FIRST_GA_DATE_COL = "FirstGADate"
DISPLAY_NAME_COL = "DisplayName"
SERVICE_NAME_COL = "ServiceName"
REPO_PATH_COL = "RepoPath"
TYPE_COL = "Type"
SUPPORT_COL = "Support"

# =====================================
# Helpers for handling bundled releases
# =====================================


@lru_cache(maxsize=None)
def _build_package_path_index() -> dict[str, str]:
    """
    Build a one-time index mapping package names to their filesystem paths.

    This scans the sdk/ directory once and caches the result for all subsequent lookups.
    """
    all_paths = glob.glob(os.path.join(SDK_DIR, "*", "*"))
    # Exclude temp directories like .tox, .venv, __pycache__, etc.
    return {
        os.path.basename(p): p
        for p in all_paths
        if os.path.isdir(p) and not os.path.basename(p).startswith((".", "__"))
    }


def get_package_path(package_name: str) -> Optional[str]:
    """Get the filesystem path of an SDK package given its name."""
    path_index = _build_package_path_index()
    package_path = path_index.get(package_name)
    if not package_path:
        logger.warning(f"Package path not found for package: {package_name}")
        return None
    return package_path


def get_bundle_name(package_name: str) -> Optional[str]:
    """
    Check bundled release config from package's pyproject.toml file given the package name.

    If bundled, return the bundle name; otherwise, return None.
    """
    package_path = get_package_path(package_name)
    if not package_path:
        logger.warning(f"Cannot determine package path for {package_name}")
        return None
    parsed = ParsedSetup.from_path(package_path)
    if not parsed:
        # can't proceed, need to know if it's bundled or not
        logger.error(f"Failed to parse setup for package {package_name}")
        raise Exception(f"Failed to parse setup for package {package_name}")

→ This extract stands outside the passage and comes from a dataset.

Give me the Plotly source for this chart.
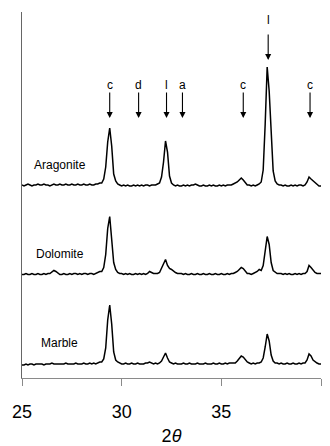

    conda_config = parsed.get_conda_config()

    if not conda_config:
        if is_stable_on_pypi(package_name):
            raise Exception(
                f"Stable release package {package_name} needs a conda config"
            )

        logger.warning(
            f"No conda config found for package {package_name}, which may be a pre-release"
        )
        return None

    if conda_config and "bundle_name" in conda_config:
        return conda_config["bundle_name"]

    return None


def map_bundle_to_packages(
    package_names: list[str],
) -> tuple[dict[str, list[str]], list[str]]:
    """Create a mapping of bundle names to their constituent package names.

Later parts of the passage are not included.